Litigation – General The Company is subject to various claims and contingencies in the ordinary course of its business, including those related to litigation, business transactions, employee-related matters, and others. When the Company is aware of a claim or potential claim, it assesses the likelihood of any loss or exposure. If it is probable that a loss will result and the amount of the loss can be reasonably estimated, the Company will record a liability for the loss. If the loss is not probable or the amount of the loss cannot be reasonably estimated, the Company discloses the claim if the likelihood of a potential loss is reasonably possible and the amount involved could be material.
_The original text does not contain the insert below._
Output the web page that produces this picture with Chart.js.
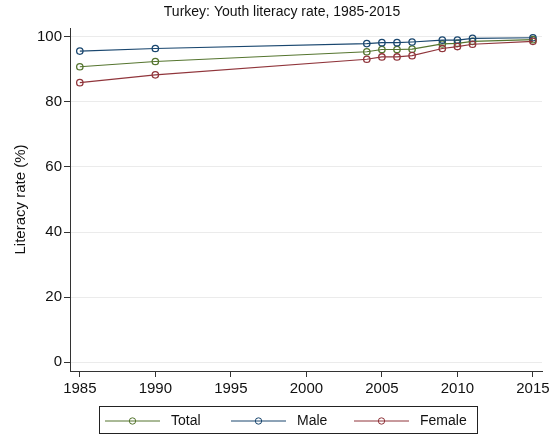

While there can be no assurances, the Company does not expect that any of its pending legal proceedings will have a material impact on the Company’s financial condition or results of operations.

 

The Company assumed certain legal matters which were ongoing at July 1, 2015, the date of the Company’s acquisition of Aventine Renewable Energy Holdings, Inc (“PE Central”). Among them was a lawsuit between Aventine Renewable Energy, Inc. (now known as Pacific Ethanol Pekin, LLC, or “PE Pekin”) and Glacial Lakes Energy and Aberdeen Energy, together, the “Defendants,” in which PE Pekin sought damages for breach of termination agreements that wound down ethanol marketing arrangements between PE Pekin and the Defendants. In February 2017, the Company and the Defendants entered into a settlement agreement and the Defendants paid in cash to the Company $3.5 million in final resolution of these matters. The Company did not assign any value to the claim in its accounting for the Aventine acquisition as of July 1, 2015. The Company recorded a gain, net of legal fees, of $3.2 million upon receipt of the cash settlement and recognized the gain in selling, general and administrative expenses in the consolidated statements of operations for the three months ended March 31, 2017.